Unfortunately, the advertising will have no effect upon the 14 million illiterate adults in Brazil or upon the 35 million who, while capable of reading the title of a book, cannot capture the message.

Few of the current 55 million elementary/secondary students will dedicate themselves to reading in the future because those who do acquire this aptitude in childhood and adolescence rarely are transformed into readers. Our schools, moreover, are not creating readers.

Minister of Culture Ana Hollanda’s campaign should be praised, but, at the same time, the administration should take the actions necessary to transform Brazil into a country of readers.

The first step is the revolution in elementary/secondary education, which is achieved through quality teachers with better salaries, better training, rigid selection and constant evaluation, through schools with attractive, comfortable, well-equipped buildings holding full-day sessions.

It is also achieved through methods that include reading as a substantial part of the educative process. All this demands federal responsibility for elementary/secondary education.

While the Ministry of Culture is using publicity to encourage reading, the Ministry of Education (MEC) takes care of the federal universities and the municipalities have to educate their children with their few resources.

The second step is the eradication of illiteracy, not only among teenagers and children over six years of age but also among adults. Few of these newly literate adults will become voracious readers.

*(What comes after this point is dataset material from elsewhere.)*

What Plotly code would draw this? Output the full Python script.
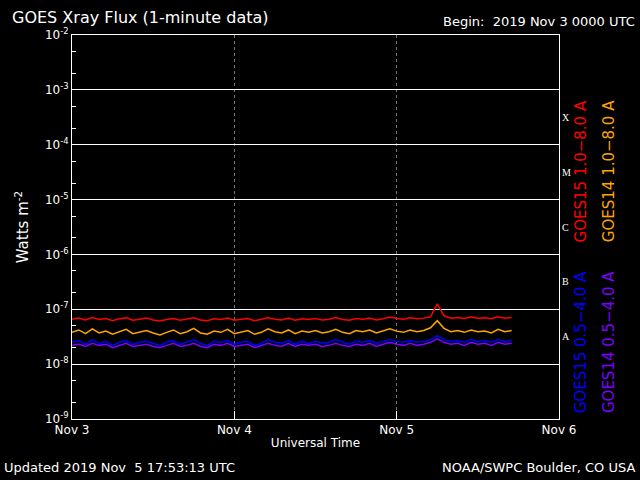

And to promote reading among the children it is necessary to have literate parents.

Third, it is necessary to make books less expensive by giving incentives to publishing houses and bookstores – at least equal to those given to the automobile industry – and by setting up libraries, theaters and movie houses since these cultural activities play an important role in the promotion of reading.

Finally, in the field of publicity, it would be more efficient to incorporate reading into the nighttime TV shows than to broadcast messages during the commercial breaks.

There would be an greater incentive to read if Tufão’s house had a bookcase, if Nina would appear reading The Art of War to inspire her strategies against Carminha, if Agatha, besides eating, went to school and read something, and if a young hero would successfully impress young women with his reading instead of his musculature.

Scenes like this are not filmed because, for the Brazilian public, they would seem exaggeratedly fantastic: a house with books, a child reading.

When all this is done, Brazil will not need a publicity campaign to promote reading.

I want to reaffirm, nevertheless, that without the combination of actions necessary to change elementary/secondary education, the Ministry of Education’s publicity messages will have no effect.

This would be like advertising meat in a country of vegetarians.